▶
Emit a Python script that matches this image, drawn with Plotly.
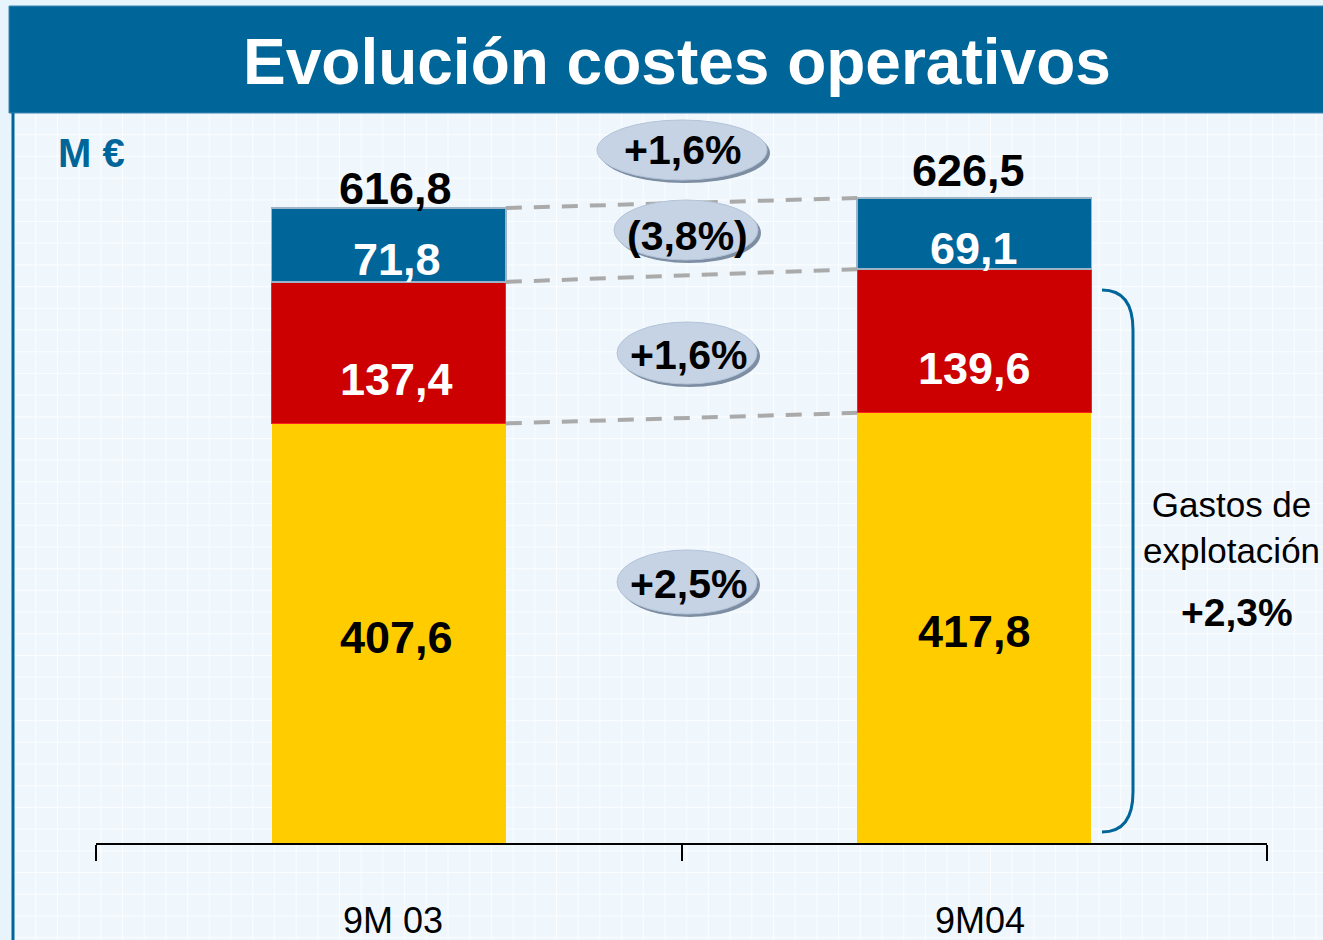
import plotly.graph_objects as go

# ---------------- data ----------------
categories = ["9M 03", "9M04"]
personal = [407.6, 417.8]       # yellow
generales = [137.4, 139.6]      # red
amortiz = [71.8, 69.1]          # blue
totals = [616.8, 626.5]
growth_labels = ["+1,6%", "(3,8%)", "+1,6%", "+2,5%"]
title_text = "Evolución costes operativos"
unit_text = "M €"
brace_text = "Gastos de<br>explotación"
brace_growth = "+2,3%"

# ---------------- styling ----------------
W, H = 1323, 940
ML, MR, MT, MB = 96, 56, 113, 97
PW, PH = W - ML - MR, H - MT - MB
FONT = "Liberation Sans, Arial, sans-serif"
BLUE = "#006699"
RED = "#CC0000"
YELLOW = "#FFCC00"


def PX(x):
    return (x - ML) / PW


def PY(y):
    return (H - MB - y) / PH


def fmt(v):
    return f"{v:.1f}".replace(".", ",")


fig = go.Figure()
bar_w = 0.40
fig.add_trace(go.Bar(x=categories, y=personal, marker=dict(color=YELLOW, line=dict(width=0)),
                     width=bar_w, name="personal"))
fig.add_trace(go.Bar(x=categories, y=generales, marker=dict(color=RED, line=dict(color="#ff2020", width=1)),
                     width=bar_w, name="generales"))
fig.add_trace(go.Bar(x=categories, y=amortiz, marker=dict(color=BLUE, line=dict(color="#9db3c8", width=1.5)),
                     width=bar_w, name="amortiz"))

shapes = []
# backgrounds
shapes.append(dict(type="rect", xref="paper", yref="paper", x0=PX(14), x1=PX(W + 5), y0=PY(113), y1=PY(H + 5),
                   fillcolor="#f0f7fc", line=dict(width=0), layer="below"))
gx = 14 + 21.7
while gx < W:
    shapes.append(dict(type="line", xref="paper", yref="paper", x0=PX(gx), x1=PX(gx), y0=PY(113), y1=PY(H),
                       line=dict(color="#fbfdff", width=1), layer="below"))
    gx += 21.7
gy = 113 + 21.7
while gy < H:
    shapes.append(dict(type="line", xref="paper", yref="paper", x0=PX(14), x1=PX(W), y0=PY(gy), y1=PY(gy),
                       line=dict(color="#fbfdff", width=1), layer="below"))
    gy += 21.7
# title bar
shapes.append(dict(type="rect", xref="paper", yref="paper", x0=PX(9), x1=PX(W + 5), y0=PY(6), y1=PY(113),
                   fillcolor=BLUE, line=dict(color="#3f86b3", width=1), layer="below"))
# left vertical line
shapes.append(dict(type="line", xref="paper", yref="paper", x0=PX(13), x1=PX(13), y0=PY(113), y1=PY(H + 5),
                   line=dict(color=BLUE, width=3), layer="below"))

# dashed connectors between segment boundaries
cum_p = personal
cum_g = [a + b for a, b in zip(personal, generales)]
cum_t = [a + b + c for a, b, c in zip(personal, generales, amortiz)]
for lvl in (cum_t, cum_g, cum_p):
    shapes.append(dict(type="line", xref="x", yref="y", x0=0 + bar_w / 2, x1=1 - bar_w / 2,
                       y0=lvl[0], y1=lvl[1],
                       line=dict(color="#aaaaaa", width=4, dash="16px,12px")))

# badges (ellipses)
badges = [(682, 150, 170, 60), (686, 230, 144, 60), (687, 353, 140, 62), (687, 582, 140, 64)]
for cx, cy, bw, bh in badges:
    shapes.append(dict(type="circle", xref="paper", yref="paper",
                       x0=PX(cx - bw / 2 + 3), x1=PX(cx + bw / 2 + 3), y0=PY(cy - bh / 2 + 3), y1=PY(cy + bh / 2 + 3),
                       fillcolor="#7d8ea3", line=dict(width=0)))
    shapes.append(dict(type="circle", xref="paper", yref="paper",
                       x0=PX(cx - bw / 2), x1=PX(cx + bw / 2), y0=PY(cy - bh / 2), y1=PY(cy + bh / 2),
                       fillcolor="#c5d3e5", line=dict(color="#b3c3d8", width=1)))

# brace
bx0, bx1, by0, by1 = 1102, 1133, 290, 832
path = (f"M {PX(bx0)},{PY(by0)} Q {PX(bx1)},{PY(by0)} {PX(bx1)},{PY(by0 + 40)} "
        f"L {PX(bx1)},{PY(by1 - 40)} Q {PX(bx1)},{PY(by1)} {PX(bx0)},{PY(by1)}")
shapes.append(dict(type="path", xref="paper", yref="paper", path=path, line=dict(color=BLUE, width=3)))

annotations = []
# title
annotations.append(dict(text=f"<b>{title_text}</b>", xref="paper", yref="paper", x=PX(677), y=PY(62),
                        showarrow=False, font=dict(family=FONT, size=64, color="white"),
                        xanchor="center", yanchor="middle"))
# unit
annotations.append(dict(text=f"<b>{unit_text}</b>", xref="paper", yref="paper", x=PX(56), y=PY(153),
                        showarrow=False, font=dict(family=FONT, size=40, color=BLUE),
                        xanchor="left", yanchor="middle"))
# segment labels
big = 45
label_xshift = [8, 0]
for i, c in enumerate(categories):
    xs = label_xshift[i]
    annotations.append(dict(text=f"<b>{fmt(personal[i])}</b>", x=i, y=personal[i] / 2, xref="x", yref="y",
                            yshift=-4, xshift=xs, showarrow=False,
                            font=dict(family=FONT, size=big, color="black")))
    annotations.append(dict(text=f"<b>{fmt(generales[i])}</b>", x=i, y=personal[i] + generales[i] / 2,
                            xref="x", yref="y", yshift=-27, xshift=xs, showarrow=False,
                            font=dict(family=FONT, size=big, color="white")))
    annotations.append(dict(text=f"<b>{fmt(amortiz[i])}</b>", x=i, y=cum_g[i] + amortiz[i] / 2,
                            xref="x", yref="y", yshift=-15, xshift=xs, showarrow=False,
                            font=dict(family=FONT, size=big, color="white")))
total_shift = [20, 28]
total_xshift = [7, -6]
cat_xshift = [4, 6]
for i, c in enumerate(categories):
    annotations.append(dict(text=f"<b>{fmt(totals[i])}</b>", x=i, y=totals[i], xref="x", yref="y",
                            yshift=total_shift[i], xshift=total_xshift[i], showarrow=False,
                            font=dict(family=FONT, size=big, color="black")))
    # category labels
    annotations.append(dict(text=c, x=i, y=0, xref="x", yref="y", yshift=-77, xshift=cat_xshift[i],
                            showarrow=False, font=dict(family=FONT, size=36, color="black")))
# badge texts
badge_text_pos = [(682, 150), (687, 236), (688, 355), (688, 584)]
for (tx, ty), t in zip(badge_text_pos, growth_labels):
    annotations.append(dict(text=f"<b>{t}</b>", xref="paper", yref="paper", x=PX(tx), y=PY(ty),
                            showarrow=False, font=dict(family=FONT, size=41, color="black"),
                            xanchor="center", yanchor="middle"))
# brace texts
annotations.append(dict(text=brace_text, xref="paper", yref="paper", x=PX(1231), y=PY(527),
                        showarrow=False, font=dict(family=FONT, size=35, color="black"),
                        xanchor="center", yanchor="middle"))
annotations.append(dict(text=f"<b>{brace_growth}</b>", xref="paper", yref="paper", x=PX(1237), y=PY(612),
                        showarrow=False, font=dict(family=FONT, size=39, color="black"),
                        xanchor="center", yanchor="middle"))

fig.update_layout(
    width=W, height=H,
    margin=dict(l=ML, r=MR, t=MT, b=MB, autoexpand=False),
    paper_bgcolor="#e8f4fc",
    plot_bgcolor="rgba(0,0,0,0)",
    barmode="stack",
    showlegend=False,
    shapes=shapes,
    annotations=annotations,
    xaxis=dict(type="category", range=[-0.5, 1.5], tickson="boundaries", ticks="outside", ticklen=16,
               tickcolor="black", tickwidth=1.5, showline=True, linecolor="black", linewidth=1.5,
               showticklabels=False, showgrid=False, zeroline=False, fixedrange=True),
    yaxis=dict(range=[0, PH / 1.0295], visible=False, showgrid=False, zeroline=False, fixedrange=True),
)

fig.write_html("out.html", config={"displayModeBar": False},
               post_script="document.body.style.margin='0px';document.body.style.overflow='hidden';")
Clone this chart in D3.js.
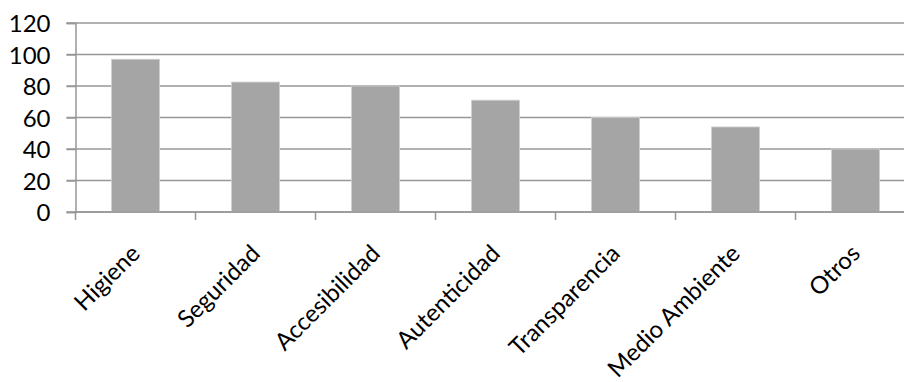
<!DOCTYPE html>
<html>
<head>
<meta charset="utf-8">
<script src="https://cdn.jsdelivr.net/npm/d3@7"></script>
<style>
  html, body { margin: 0; padding: 0; background: #ffffff; }
  svg { display: block; }
  text { font-family: Lato, "Open Sans", sans-serif; fill: #000; }
</style>
</head>
<body>
<svg id="chart" width="904" height="382"></svg>
<script>
// Categories and their values
const categories = ["Higiene", "Seguridad", "Accesibilidad", "Autenticidad", "Transparencia", "Medio Ambiente", "Otros"];
const values = [97, 82.5, 80, 71, 60, 54, 40];
const yTicks = [0, 20, 40, 60, 80, 100, 120];

const svg = d3.select("#chart");
const plotLeft = 75.5, plotRight = 915.5, plotTop = 23, plotBottom = 212;

const x = d3.scaleBand().domain(categories).range([plotLeft, plotRight]).paddingInner(0.6).paddingOuter(0.3);
const y = d3.scaleLinear().domain([0, 120]).range([plotBottom, plotTop]);

// horizontal gridlines
svg.append("g").selectAll("line").data(yTicks).join("line")
  .attr("x1", plotLeft - 9).attr("x2", 904)
  .attr("y1", d => y(d)).attr("y2", d => y(d))
  .attr("stroke", "#979797").attr("stroke-width", 1.5);

// bars
svg.append("g").selectAll("rect").data(categories).join("rect")
  .attr("x", d => x(d))
  .attr("width", x.bandwidth())
  .attr("y", (d, i) => y(values[i]))
  .attr("height", (d, i) => y(0) - y(values[i]))
  .attr("fill", "#a5a5a5")
  .attr("stroke", "#d0d0d0").attr("stroke-width", 0.8);

// y axis
const yAxis = d3.axisLeft(y).tickValues(yTicks).tickSize(9).tickPadding(16);
const gy = svg.append("g").attr("transform", `translate(${plotLeft},0)`).call(yAxis);
gy.select(".domain").attr("stroke", "#979797").attr("stroke-width", 1.5);
gy.selectAll(".tick line").attr("stroke", "#979797").attr("stroke-width", 1.5);
gy.selectAll("text").style("font-size", "24px").style("font-family", "Lato, sans-serif")
  .attr("dy", "0.36em").attr("x", -25);

// x axis line and category boundary ticks
const step = x.step();
const boundaries = d3.range(categories.length + 1).map(i => plotLeft + i * step);
svg.append("line").attr("x1", plotLeft).attr("x2", 904).attr("y1", plotBottom).attr("y2", plotBottom)
  .attr("stroke", "#979797").attr("stroke-width", 1.5);
svg.append("g").selectAll("line").data(boundaries).join("line")
  .attr("x1", d => d).attr("x2", d => d)
  .attr("y1", plotBottom).attr("y2", plotBottom + 8)
  .attr("stroke", "#979797").attr("stroke-width", 1.5);

// rotated category labels
svg.append("g").selectAll("text").data(categories).join("text")
  .attr("transform", d => `translate(${x(d) + x.bandwidth() / 2 + 6},${plotBottom + 43}) rotate(-45)`)
  .attr("text-anchor", "end")
  .style("font-size", "24px")
  .text(d => d);
</script>
</body>
</html>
◀
■ Task to complete: Every line from the start of the listing above through the line with "import plotly.graph_objects as go" should be repeated exactly; skip the pictures and add nothing else.

■ Written solution:
Emit a Python script that matches this image, drawn with Plotly.
import plotly.graph_objects as go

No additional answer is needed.